Below are some entries. Transcribe the lines from the one holding "Reproduce this diagram with TikZ." to the one holding "(0,0) rectangle (1321,1436);", inclusive, but not the pictures among them.
______
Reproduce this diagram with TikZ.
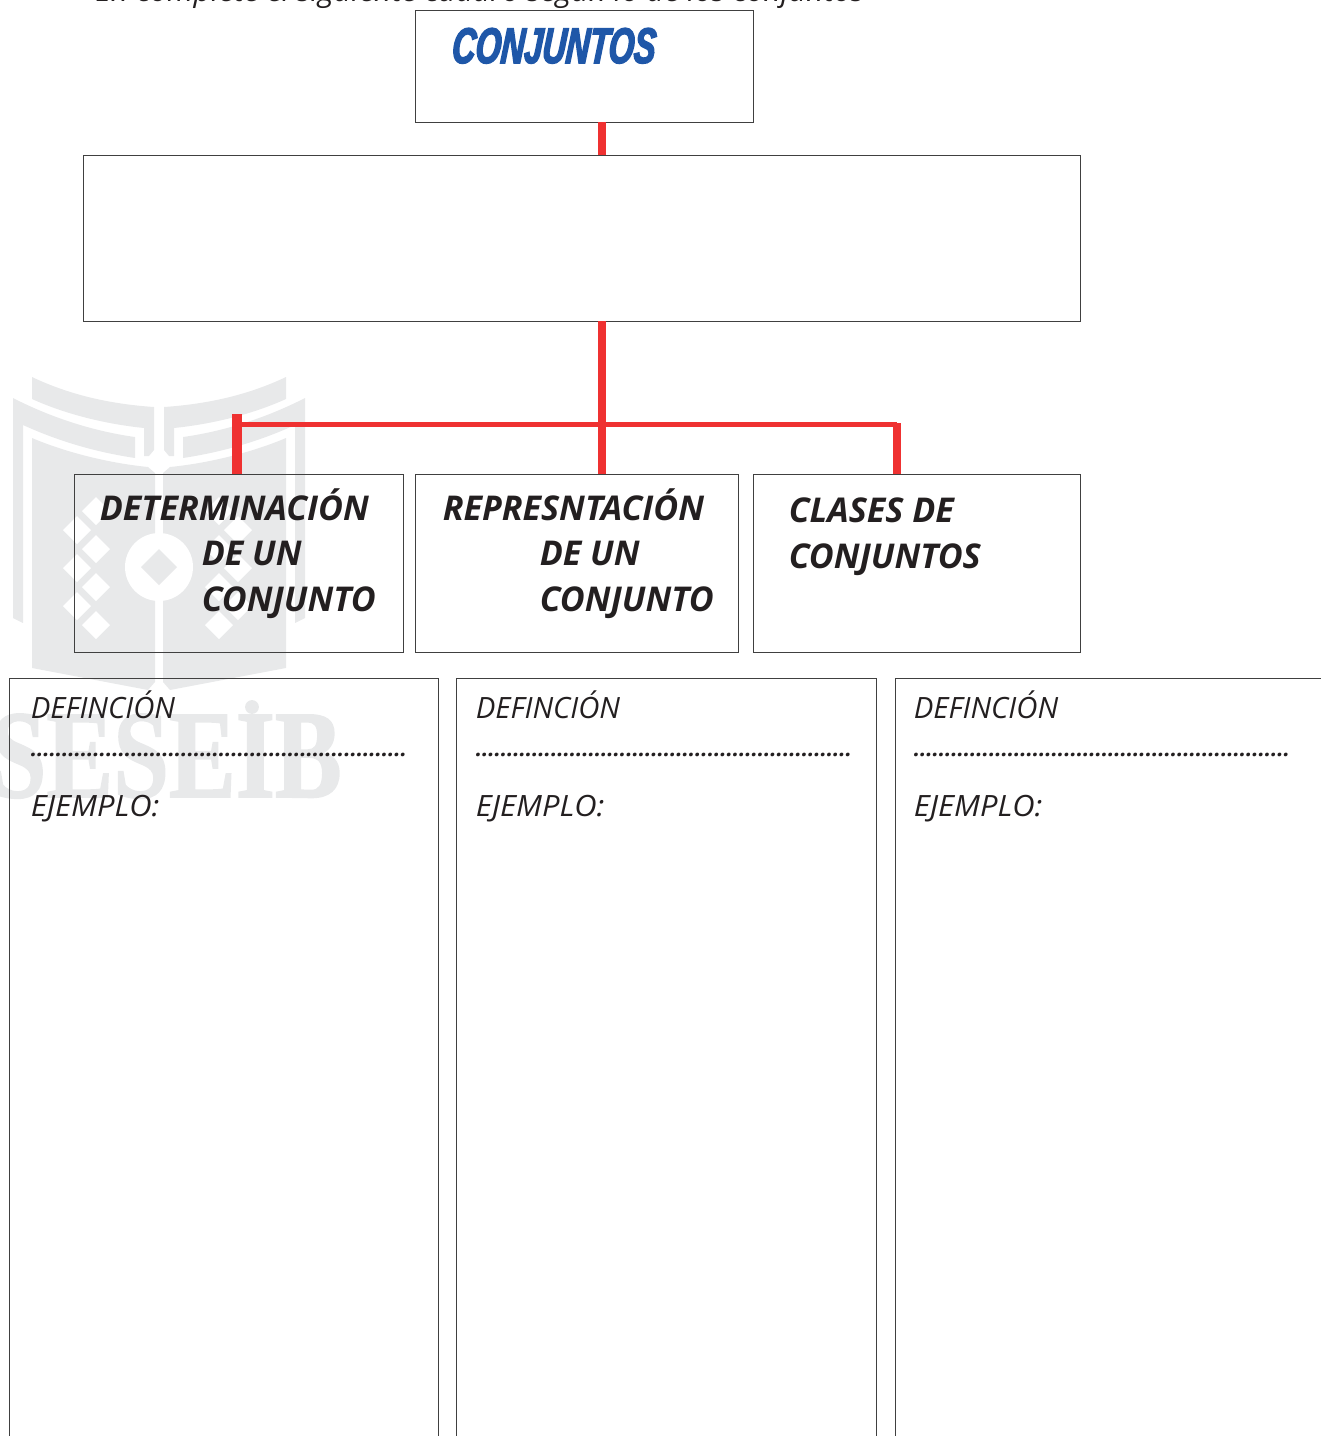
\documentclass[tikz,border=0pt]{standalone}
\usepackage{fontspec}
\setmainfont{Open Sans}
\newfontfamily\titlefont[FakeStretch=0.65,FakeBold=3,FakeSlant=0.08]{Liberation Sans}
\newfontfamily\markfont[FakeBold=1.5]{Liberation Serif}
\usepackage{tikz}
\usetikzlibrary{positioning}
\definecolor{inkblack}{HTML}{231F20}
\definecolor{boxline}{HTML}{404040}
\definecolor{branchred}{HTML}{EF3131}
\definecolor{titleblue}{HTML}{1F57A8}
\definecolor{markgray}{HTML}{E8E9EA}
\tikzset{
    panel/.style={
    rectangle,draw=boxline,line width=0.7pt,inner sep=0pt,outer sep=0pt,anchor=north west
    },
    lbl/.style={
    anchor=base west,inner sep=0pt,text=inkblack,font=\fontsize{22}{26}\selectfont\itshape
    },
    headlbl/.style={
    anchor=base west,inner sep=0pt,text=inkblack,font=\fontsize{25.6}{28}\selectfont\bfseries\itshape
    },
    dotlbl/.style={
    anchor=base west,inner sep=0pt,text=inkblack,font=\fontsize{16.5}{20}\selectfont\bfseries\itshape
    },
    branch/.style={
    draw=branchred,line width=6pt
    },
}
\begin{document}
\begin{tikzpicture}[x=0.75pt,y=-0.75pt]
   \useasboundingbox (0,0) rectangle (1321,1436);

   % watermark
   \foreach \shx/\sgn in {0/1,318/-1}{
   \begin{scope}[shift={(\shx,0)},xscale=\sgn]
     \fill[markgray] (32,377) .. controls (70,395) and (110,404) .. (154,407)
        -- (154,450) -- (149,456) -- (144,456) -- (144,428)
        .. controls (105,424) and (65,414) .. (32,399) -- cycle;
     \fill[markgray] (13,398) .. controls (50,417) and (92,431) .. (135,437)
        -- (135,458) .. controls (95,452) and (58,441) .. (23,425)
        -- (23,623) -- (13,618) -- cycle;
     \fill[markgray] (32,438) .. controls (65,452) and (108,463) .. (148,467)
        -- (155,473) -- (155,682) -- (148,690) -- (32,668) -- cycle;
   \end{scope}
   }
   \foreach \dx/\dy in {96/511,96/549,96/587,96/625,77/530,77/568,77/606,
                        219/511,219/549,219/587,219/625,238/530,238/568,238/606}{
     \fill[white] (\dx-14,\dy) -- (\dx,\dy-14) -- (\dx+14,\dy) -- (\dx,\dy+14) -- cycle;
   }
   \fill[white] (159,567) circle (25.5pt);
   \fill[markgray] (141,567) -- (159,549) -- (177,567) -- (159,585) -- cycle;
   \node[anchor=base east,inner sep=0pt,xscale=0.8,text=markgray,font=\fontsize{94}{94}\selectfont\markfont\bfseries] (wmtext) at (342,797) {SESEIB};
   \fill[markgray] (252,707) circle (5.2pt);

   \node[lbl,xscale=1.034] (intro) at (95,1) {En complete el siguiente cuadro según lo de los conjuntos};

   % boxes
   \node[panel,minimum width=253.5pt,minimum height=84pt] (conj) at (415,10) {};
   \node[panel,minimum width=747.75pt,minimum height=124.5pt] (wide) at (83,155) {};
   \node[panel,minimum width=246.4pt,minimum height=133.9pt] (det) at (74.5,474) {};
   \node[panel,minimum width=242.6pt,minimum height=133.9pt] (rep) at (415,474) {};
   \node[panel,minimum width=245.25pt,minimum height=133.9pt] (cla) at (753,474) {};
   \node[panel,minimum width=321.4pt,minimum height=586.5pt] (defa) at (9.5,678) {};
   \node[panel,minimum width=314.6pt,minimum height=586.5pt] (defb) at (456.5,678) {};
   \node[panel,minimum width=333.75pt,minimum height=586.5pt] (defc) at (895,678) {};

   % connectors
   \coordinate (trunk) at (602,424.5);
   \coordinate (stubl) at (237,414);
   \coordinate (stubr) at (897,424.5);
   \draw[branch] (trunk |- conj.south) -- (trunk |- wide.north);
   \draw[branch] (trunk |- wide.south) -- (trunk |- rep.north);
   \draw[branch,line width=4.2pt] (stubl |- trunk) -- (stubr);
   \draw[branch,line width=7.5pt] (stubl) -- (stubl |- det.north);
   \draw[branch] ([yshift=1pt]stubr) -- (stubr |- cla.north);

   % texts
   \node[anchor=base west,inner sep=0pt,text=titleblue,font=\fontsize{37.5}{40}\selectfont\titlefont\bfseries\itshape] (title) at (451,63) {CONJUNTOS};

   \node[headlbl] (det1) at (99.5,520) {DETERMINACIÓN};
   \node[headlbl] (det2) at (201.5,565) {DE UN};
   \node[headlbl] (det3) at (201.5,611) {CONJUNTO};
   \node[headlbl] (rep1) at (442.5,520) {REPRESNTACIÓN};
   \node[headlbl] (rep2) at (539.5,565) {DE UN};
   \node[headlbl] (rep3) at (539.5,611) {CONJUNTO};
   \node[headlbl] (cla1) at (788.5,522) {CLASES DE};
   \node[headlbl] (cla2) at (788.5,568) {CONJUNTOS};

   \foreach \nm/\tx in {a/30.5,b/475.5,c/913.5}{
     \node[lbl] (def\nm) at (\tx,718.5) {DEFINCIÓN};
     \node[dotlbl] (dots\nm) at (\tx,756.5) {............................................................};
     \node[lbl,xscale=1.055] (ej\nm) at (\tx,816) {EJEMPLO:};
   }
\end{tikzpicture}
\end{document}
______
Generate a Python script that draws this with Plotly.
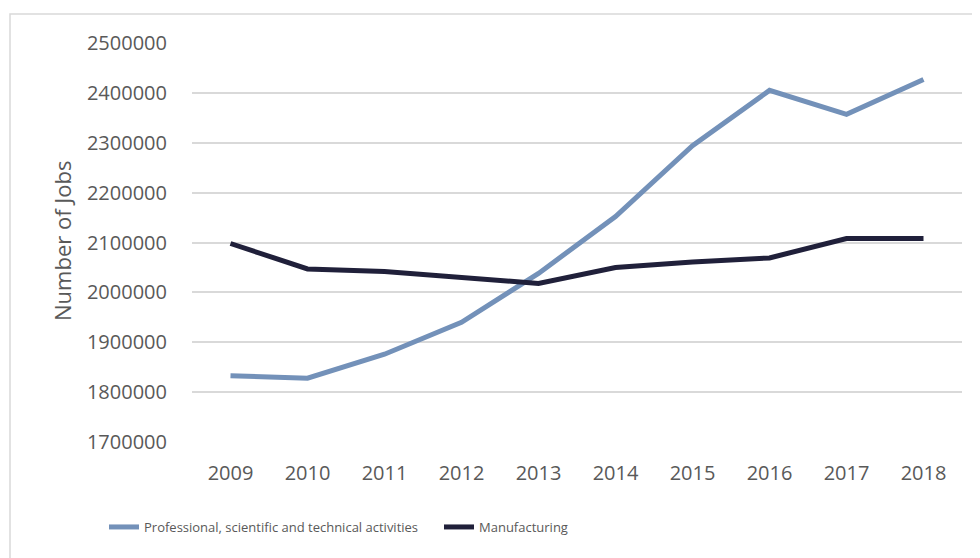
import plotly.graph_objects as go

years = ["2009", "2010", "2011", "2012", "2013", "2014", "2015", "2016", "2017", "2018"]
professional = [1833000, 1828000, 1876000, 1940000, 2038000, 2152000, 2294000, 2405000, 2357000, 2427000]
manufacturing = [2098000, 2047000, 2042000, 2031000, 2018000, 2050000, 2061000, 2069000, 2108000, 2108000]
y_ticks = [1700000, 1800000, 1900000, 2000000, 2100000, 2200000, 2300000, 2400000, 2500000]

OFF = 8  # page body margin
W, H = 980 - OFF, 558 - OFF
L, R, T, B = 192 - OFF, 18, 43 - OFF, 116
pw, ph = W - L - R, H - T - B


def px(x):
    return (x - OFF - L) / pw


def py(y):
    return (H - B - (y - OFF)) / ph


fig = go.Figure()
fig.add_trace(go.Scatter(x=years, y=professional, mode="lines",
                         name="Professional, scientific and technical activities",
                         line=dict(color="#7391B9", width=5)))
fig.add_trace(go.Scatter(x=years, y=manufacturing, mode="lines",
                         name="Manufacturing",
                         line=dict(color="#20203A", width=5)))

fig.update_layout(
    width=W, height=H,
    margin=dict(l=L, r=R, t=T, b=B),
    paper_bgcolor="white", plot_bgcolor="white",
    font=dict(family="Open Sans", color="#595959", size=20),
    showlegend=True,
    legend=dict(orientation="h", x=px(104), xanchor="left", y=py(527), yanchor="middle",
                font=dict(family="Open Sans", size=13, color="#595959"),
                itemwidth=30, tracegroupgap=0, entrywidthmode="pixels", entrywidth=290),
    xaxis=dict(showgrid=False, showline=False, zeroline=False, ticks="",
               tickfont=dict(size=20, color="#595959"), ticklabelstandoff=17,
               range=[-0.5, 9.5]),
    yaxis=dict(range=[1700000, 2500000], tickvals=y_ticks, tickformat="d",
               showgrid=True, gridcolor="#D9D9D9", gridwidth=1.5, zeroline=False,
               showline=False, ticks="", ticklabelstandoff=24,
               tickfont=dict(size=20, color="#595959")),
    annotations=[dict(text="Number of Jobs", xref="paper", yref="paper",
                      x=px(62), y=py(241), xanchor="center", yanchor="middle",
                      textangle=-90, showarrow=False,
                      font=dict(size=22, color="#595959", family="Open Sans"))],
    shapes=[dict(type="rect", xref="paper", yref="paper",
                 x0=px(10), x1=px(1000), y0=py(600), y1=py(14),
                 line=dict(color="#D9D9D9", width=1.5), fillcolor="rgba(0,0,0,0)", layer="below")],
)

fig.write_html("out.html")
______
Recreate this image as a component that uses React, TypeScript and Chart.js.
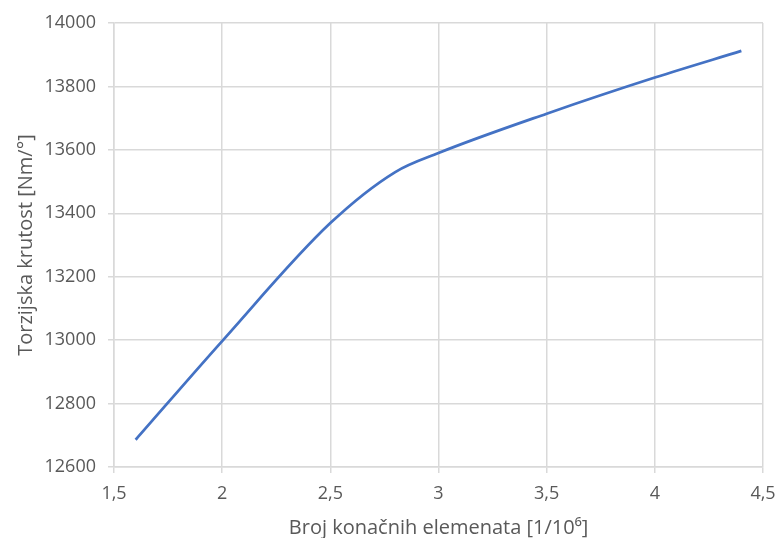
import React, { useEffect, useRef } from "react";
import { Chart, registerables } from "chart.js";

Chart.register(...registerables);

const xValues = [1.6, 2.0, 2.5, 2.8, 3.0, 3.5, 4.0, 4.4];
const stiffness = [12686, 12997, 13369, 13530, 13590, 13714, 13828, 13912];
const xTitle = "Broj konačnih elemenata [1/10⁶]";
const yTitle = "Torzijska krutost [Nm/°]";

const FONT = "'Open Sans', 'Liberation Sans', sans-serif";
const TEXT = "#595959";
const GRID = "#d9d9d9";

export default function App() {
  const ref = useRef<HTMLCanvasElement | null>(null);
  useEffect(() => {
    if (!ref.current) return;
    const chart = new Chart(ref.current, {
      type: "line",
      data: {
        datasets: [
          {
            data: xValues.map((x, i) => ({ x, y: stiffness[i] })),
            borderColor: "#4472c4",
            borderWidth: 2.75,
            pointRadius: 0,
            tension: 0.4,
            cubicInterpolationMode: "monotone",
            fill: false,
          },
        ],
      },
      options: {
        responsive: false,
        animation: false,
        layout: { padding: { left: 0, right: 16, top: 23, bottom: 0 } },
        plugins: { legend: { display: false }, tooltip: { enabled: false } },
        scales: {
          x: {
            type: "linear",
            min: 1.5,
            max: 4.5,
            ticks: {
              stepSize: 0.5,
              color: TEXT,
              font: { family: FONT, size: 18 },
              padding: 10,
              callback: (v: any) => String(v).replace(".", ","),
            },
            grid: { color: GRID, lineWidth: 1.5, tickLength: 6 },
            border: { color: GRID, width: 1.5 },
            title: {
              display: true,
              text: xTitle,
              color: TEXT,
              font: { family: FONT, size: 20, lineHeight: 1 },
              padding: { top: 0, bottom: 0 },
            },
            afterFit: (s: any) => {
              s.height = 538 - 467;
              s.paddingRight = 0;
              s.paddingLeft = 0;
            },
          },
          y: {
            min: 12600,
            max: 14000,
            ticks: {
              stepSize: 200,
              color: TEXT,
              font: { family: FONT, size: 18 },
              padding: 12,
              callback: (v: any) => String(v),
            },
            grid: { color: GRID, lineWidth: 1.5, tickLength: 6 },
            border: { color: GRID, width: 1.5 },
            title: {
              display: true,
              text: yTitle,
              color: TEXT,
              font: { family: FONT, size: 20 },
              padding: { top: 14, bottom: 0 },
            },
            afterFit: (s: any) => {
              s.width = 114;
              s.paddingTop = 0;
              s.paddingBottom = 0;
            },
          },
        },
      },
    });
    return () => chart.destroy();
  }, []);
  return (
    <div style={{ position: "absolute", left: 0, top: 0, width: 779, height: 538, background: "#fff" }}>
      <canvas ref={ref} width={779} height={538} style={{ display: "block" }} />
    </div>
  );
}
______
» **Correct output**:
Reproduce this diagram with TikZ.
\documentclass[tikz,border=0pt]{standalone}
\usepackage{fontspec}
\setmainfont{Open Sans}
\newfontfamily\titlefont[FakeStretch=0.65,FakeBold=3,FakeSlant=0.08]{Liberation Sans}
\newfontfamily\markfont[FakeBold=1.5]{Liberation Serif}
\usepackage{tikz}
\usetikzlibrary{positioning}
\definecolor{inkblack}{HTML}{231F20}
\definecolor{boxline}{HTML}{404040}
\definecolor{branchred}{HTML}{EF3131}
\definecolor{titleblue}{HTML}{1F57A8}
\definecolor{markgray}{HTML}{E8E9EA}
\tikzset{
    panel/.style={
    rectangle,draw=boxline,line width=0.7pt,inner sep=0pt,outer sep=0pt,anchor=north west
    },
    lbl/.style={
    anchor=base west,inner sep=0pt,text=inkblack,font=\fontsize{22}{26}\selectfont\itshape
    },
    headlbl/.style={
    anchor=base west,inner sep=0pt,text=inkblack,font=\fontsize{25.6}{28}\selectfont\bfseries\itshape
    },
    dotlbl/.style={
    anchor=base west,inner sep=0pt,text=inkblack,font=\fontsize{16.5}{20}\selectfont\bfseries\itshape
    },
    branch/.style={
    draw=branchred,line width=6pt
    },
}
\begin{document}
\begin{tikzpicture}[x=0.75pt,y=-0.75pt]
   \useasboundingbox (0,0) rectangle (1321,1436);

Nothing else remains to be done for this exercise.